Can you take some pics of the velodyne driver? I'm surprised that it can out perform what you are throwing at it.

Maybe you need to DIY a sub, or just use what you have....


----------



## soapboxpreacher (Nov 19, 2011)

Sure I will take a ton of picks...have a few right now...just need the time to upload all this stuff in between. My family room is getting a little overwhelmed with Subs. The FV12 is HUGE compared to the other 2! You will see in the pictures.


----------



## soapboxpreacher (Nov 19, 2011)

Ok spoke to brian at Rythmik....did he have some insight!! I have renewed hope. I believe it is a cancellation issue. So I will make some changes tonight and let you guys know. So no conclusion should be drawn about any subs legend or FV12 until I get this squared away. But it is strange how the velodynes seems to really shine no matter what I do with calibration...but we will see.


----------



## soapboxpreacher (Nov 19, 2011)

My settings...also changed the AVR-2311CI around per brian's idea

Damping is set to: low
Freq: 14
Phase: 0
Volume/level: 2 o'clock
Xover on sub all the way up...highest hz. 

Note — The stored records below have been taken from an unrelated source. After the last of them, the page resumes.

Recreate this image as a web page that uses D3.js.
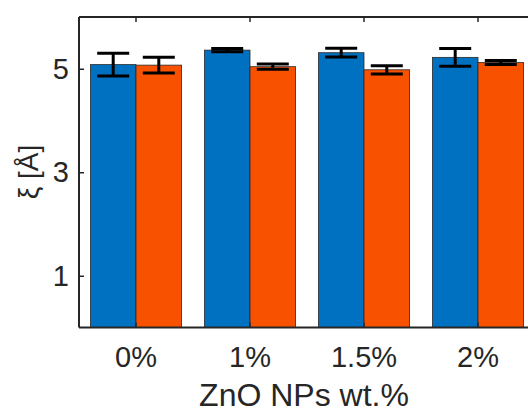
<!DOCTYPE html>
<html><head><meta charset="utf-8">
<script src="https://cdn.jsdelivr.net/npm/d3@7"></script>
<style>body{margin:0;background:#fff}svg{display:block}</style>
</head><body>
<script>
const categories = ["0%", "1%", "1.5%", "2%"];
const seriesNames = ["A", "B"];
const blueValues = [5.08, 5.36, 5.31, 5.22];
const blueErrors = [0.22, 0.03, 0.085, 0.17];
const orangeValues = [5.07, 5.04, 4.98, 5.12];
const orangeErrors = [0.15, 0.05, 0.08, 0.04];
const yTicks = [1, 3, 5];
const colors = ["#0070C0", "#F85200"];

(function () {
const W = 528, H = 412;
const svg = d3.select("body").append("svg").attr("width", W).attr("height", H);
const mLeft = 79, mRight = 535, mTop = 17, mBottom = 327.5;

const x = d3.scaleBand().domain(categories).range([mLeft, mRight]).paddingInner(0.2).paddingOuter(0.1);
const xs = d3.scaleBand().domain(seriesNames).range([0, x.bandwidth()]);
const y = d3.scaleLinear().domain([0, 6]).range([mBottom, mTop]);

const data = [];
categories.forEach((c, i) => {
  data.push({c, s: "A", v: blueValues[i], e: blueErrors[i], col: colors[0]});
  data.push({c, s: "B", v: orangeValues[i], e: orangeErrors[i], col: colors[1]});
});

const g = svg.append("g");
g.selectAll("rect.bar").data(data).join("rect")
  .attr("x", d => x(d.c) + xs(d.s))
  .attr("y", d => y(d.v))
  .attr("width", xs.bandwidth())
  .attr("height", d => y(0) - y(d.v))
  .attr("fill", d => d.col)
  .attr("stroke", "#2a2a2a").attr("stroke-width", 0.8);

const capW = 32;
const cx = d => x(d.c) + xs(d.s) + xs.bandwidth() / 2;
const eb = g.selectAll("g.eb").data(data).join("g").attr("stroke", "#000").attr("stroke-width", 3);
eb.append("line").attr("x1", cx).attr("x2", cx)
  .attr("y1", d => y(d.v + d.e)).attr("y2", d => y(d.v - d.e));
eb.append("line").attr("x1", d => cx(d) - capW / 2).attr("x2", d => cx(d) + capW / 2)
  .attr("y1", d => y(d.v + d.e)).attr("y2", d => y(d.v + d.e));
eb.append("line").attr("x1", d => cx(d) - capW / 2).attr("x2", d => cx(d) + capW / 2)
  .attr("y1", d => y(d.v - d.e)).attr("y2", d => y(d.v - d.e));

const axisColor = "#262626";
const font = "'Liberation Sans', Arial, sans-serif";

const yAxis = svg.append("g").attr("transform", `translate(${mLeft},0)`)
  .call(d3.axisLeft(y).tickValues(yTicks).tickSize(-5).tickPadding(10).tickFormat(d3.format("d")));
const xAxis = svg.append("g").attr("transform", `translate(0,${mBottom})`)
  .call(d3.axisBottom(x).tickSize(-5).tickPadding(19));
const tAxis = svg.append("g").attr("transform", `translate(0,${mTop})`)
  .call(d3.axisTop(x).tickSize(-5).tickFormat(""));
const rAxis = svg.append("g").attr("transform", `translate(${mRight},0)`)
  .call(d3.axisRight(y).tickValues(yTicks).tickSize(-5).tickFormat(""));
[yAxis, xAxis, tAxis, rAxis].forEach(a => {
  a.selectAll("path.domain").attr("stroke", axisColor).attr("stroke-width", 2);
  a.selectAll(".tick line").attr("stroke", axisColor).attr("stroke-width", 1.5);
  a.selectAll(".tick text").attr("fill", axisColor).style("font-family", font).style("font-size", "29px");
});
tAxis.select("path.domain").attr("d", `M${mLeft},0H${mRight}`);
xAxis.select("path.domain").attr("d", `M${mLeft},0H${mRight}`);
yAxis.select("path.domain").attr("d", `M0,${mTop}V${mBottom}`);
rAxis.select("path.domain").attr("d", `M0,${mTop}V${mBottom}`);

svg.append("text")
  .attr("transform", `translate(38,172) rotate(-90)`)
  .attr("text-anchor", "middle")
  .attr("fill", axisColor)
  .style("font-family", font).style("font-size", "28px")
  .text("ξ [Å]");
svg.append("text")
  .attr("x", 304).attr("y", 406)
  .attr("text-anchor", "middle")
  .attr("fill", axisColor)
  .style("font-family", font).style("font-size", "32px")
  .text("ZnO NPs wt.%");
})();
</script>
</body></html>
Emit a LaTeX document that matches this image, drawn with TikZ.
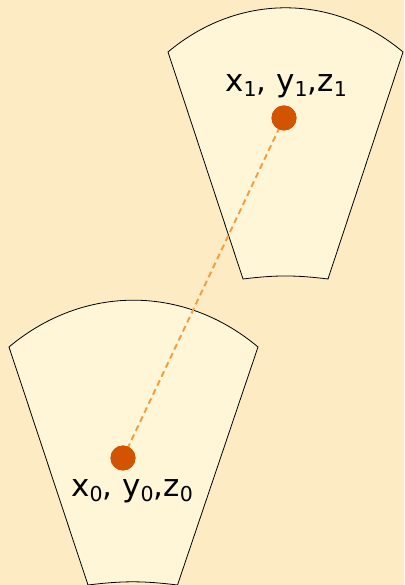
\documentclass[tikz,border=0pt]{standalone}
\usepackage{fontspec}
\setmainfont{DejaVu Sans}
\definecolor{bgc}{HTML}{FDEBC4}
\definecolor{fillc}{HTML}{FFF6D8}
\definecolor{dotc}{HTML}{D35400}
\definecolor{dashc}{HTML}{F0A040}
\newcommand{\sbs}[1]{\raisebox{-5pt}{\fontsize{20.5}{20.5}\selectfont #1}}
\tikzset{
  sector/.style={draw=black, line width=0.8pt, fill=fillc, line join=miter},
  dot/.style={circle, fill=dotc, inner sep=0pt, minimum size=25pt},
  lbl/.style={anchor=base, inner sep=0pt, font=\fontsize{31}{36}\selectfont},
  link/.style={draw=dashc, line width=2pt, dash pattern=on 6pt off 4pt}
}
\begin{document}
\begin{tikzpicture}[x=1pt,y=1pt]
\fill[bgc] (0,0) rectangle (404,585);
\useasboundingbox (0,0) rectangle (404,585);
\begin{scope}
\clip (0,0) rectangle (404,585);
% upper sector
\path[sector] (168,533) to[bend left=40] (403,533) -- (328,306) to[bend right=7] (243,306) -- cycle;
% lower sector
\path[sector] (9,238) to[bend left=40] (258,238) -- (177.5,0) to[bend right=7] (88,0) -- cycle;
\end{scope}
\node[dot] (p1) at (284,467) {};
\node[dot] (p0) at (123,127) {};
\path[link] (p0.center) -- (p1.center);
\node[dot] at (284,467) {};
\node[dot] at (123,127) {};
\node[lbl] (l1) at (286,493) {x\sbs{1}, y\sbs{1},z\sbs{1}};
\node[lbl] (l0) at (132,88) {x\sbs{0}, y\sbs{0},z\sbs{0}};
\end{tikzpicture}
\end{document}
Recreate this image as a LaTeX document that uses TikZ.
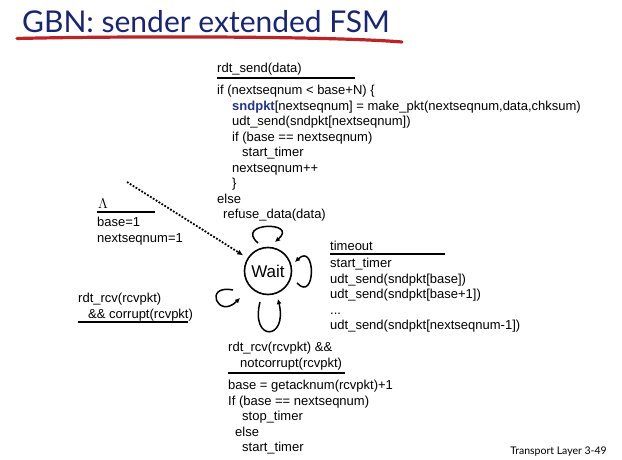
\documentclass[tikz,border=0pt]{standalone}
\usepackage{fontspec}
\setmainfont{Liberation Sans}
\newfontfamily\titlefont{Lato}
\usetikzlibrary{arrows.meta}

\definecolor{titleblue}{RGB}{24,36,118}
\definecolor{swooshred}{RGB}{188,36,40}
\definecolor{pktblue}{RGB}{32,52,150}

\def \ruleWidth {1.6pt}

\tikzset{
  code/.style={anchor=north west, inner sep=0pt, align=left, font=\fontsize{13}{15.5}\selectfont},
  rule/.style={line width=\ruleWidth},
  selfloop/.style={line width=1.5pt, -{Latex[length=5pt,width=5pt]}},
}

\begin{document}
\begin{tikzpicture}[x=1pt,y=1pt]
   \useasboundingbox (0,0) rectangle (622,459);
   \fill[white] (0,0) rectangle (622,459);

   \node[anchor=base west, inner sep=0pt, text=titleblue, font=\titlefont\fontsize{30}{30}\selectfont] (title) at (22,426) {GBN: sender extended FSM};
   \draw[swooshred, line width=3.2pt, line cap=round] (17,420.5) .. controls (120,423) and (330,423) .. (402,417);

   \node[circle, draw, line width=1.6pt, minimum size=47pt, inner sep=0pt, font=\fontsize{17}{17}\selectfont] (wait) at (268,188) {Wait};

   \draw[selfloop] ([shift={(-10,28)}]wait.center) .. controls +(-24,21) and +(24,21) .. ([shift={(7,29)}]wait.center);
   \draw[selfloop] ([shift={(29,-12)}]wait.center) .. controls +(19,-20) and +(21,20) .. ([shift={(27,9)}]wait.center);
   \draw[selfloop] ([shift={(-35,-19)}]wait.center) .. controls +(-30,6) and +(-22,-22) .. ([shift={(-28,-27)}]wait.center);
   \draw[selfloop] ([shift={(-8,-31)}]wait.center) .. controls +(-10,-40) and +(10,-42) .. ([shift={(10,-28)}]wait.center);

   \coordinate (init) at (127,277);
   \draw[line width=1.8pt, dash pattern=on 1.8pt off 1.6pt, -{Latex[length=6pt,width=5.5pt]}, shorten >=5pt] (init) -- (wait);

   \node[code] (sendev) at (217,396) {rdt\_send(data)};
   \draw[rule] (217,381) -- (355,381);
   \node[code] (sendact) at (217,374) {if (nextseqnum < base+N) \{\\
      \hspace*{15pt}{\color{pktblue}\bfseries sndpkt}[nextseqnum] = make\_pkt(nextseqnum,data,chksum)\\
      \hspace*{15pt}udt\_send(sndpkt[nextseqnum])\\
      \hspace*{15pt}if (base == nextseqnum)\\
      \hspace*{25pt}start\_timer\\
      \hspace*{15pt}nextseqnum++\\
      \hspace*{15pt}\}\\
      else\\
      \hspace*{6pt}refuse\_data(data)};

   \node[anchor=base west, inner sep=0pt, font=\fontsize{13.5}{13.5}\selectfont] (initev) at (98,251) {$\Lambda$};
   \draw[rule] (97,247) -- (155,247);
   \node[code] (initact) at (97,242) {base=1\\nextseqnum=1};

   \node[code] (corruptev) at (78,166) {rdt\_rcv(rcvpkt)\\\hspace*{10pt}\&\& corrupt(rcvpkt)};
   \draw[rule] (78,137) -- (188,137);

   \node[code] (timeoutev) at (330,218) {timeout};
   \draw[rule] (330,205) -- (445,205);
   \node[code] (timeoutact) at (330,201) {start\_timer\\udt\_send(sndpkt[base])\\udt\_send(sndpkt[base+1])\\...\\udt\_send(sndpkt[nextseqnum-1])};

   \node[code] (ackev) at (228,117) {rdt\_rcv(rcvpkt) \&\&\\\hspace*{12pt}notcorrupt(rcvpkt)};
   \draw[rule] (228,86) -- (345,86);
   \node[code] (ackact) at (228,79) {base = getacknum(rcvpkt)+1\\If (base == nextseqnum)\\\hspace*{14pt}stop\_timer\\\hspace*{7pt}else\\\hspace*{14pt}start\_timer};

   \node[anchor=base east, inner sep=0pt, font=\titlefont\fontsize{10.5}{10.5}\selectfont] (footer) at (607,5) {Transport Layer 3-49};
\end{tikzpicture}
\end{document}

All these setting were per my phone call with Brian who was very helpful..After now 3 hours of additional testing and adjusting...the FV12 or the Legend cannot hang with my old velodynes. I turned the levels way up on them to get them to perform..it did help quite a bit but I was at the 3 o'clock level on the FV12 and had my receiver sub dbs much higher then my mains, center, or surround. I certainly helped but it still fell shy of the velodynes. The velodynes is effortless! And its response is better, precision, accuracy...very good. The FV12 is quite accurate, better then the legend. But the legend has the best output as well as the best extension. It isnt in the same league as the other for accuracy or response but it can really hit low. I felt it hit lower then the FV12! It isnt as graceful and can get a little muddy but it has balls! The FV12 can handle a ton of output! It is the least efficient of all. The Velodynes is the most by a mile!!! I can plug the velodynes in and have it at a 1/4 power (level) and the others cant put out that much output at 3/4 of theirs. Now there is a catch the velodynes cannot handle the ultra ultra lows at higher levels like the other 2 subs can...but I almost never listen to anything that loud so there s no point! At the moment the FV12 is in second and the legend 3rd. The FV12 is tighter, more responsive then the legend but it doesnt have the raw room filling output that the legend has! Nor the low end. The legend rattles everything that isnt bolted down. The other two arent as aggressive but they are cleaner and more accurate. I took several pictures and looking at the size of the FV12 it is ominous compared to them...and it is ugly!!! The Legend looks the nicest of all...it is also not quite as big.


----------



## Guest (Dec 1, 2011)

Interesting. Wish I could see REW sweeps of all the subs. I kinda wonder if the velodyne has a bit of a bass peak at some point too give it a large sound. I'm not trying to defend the other subs or anything, but I'd think the new ones could beat the old one just out of shear age. Speaker drivers wear out over time.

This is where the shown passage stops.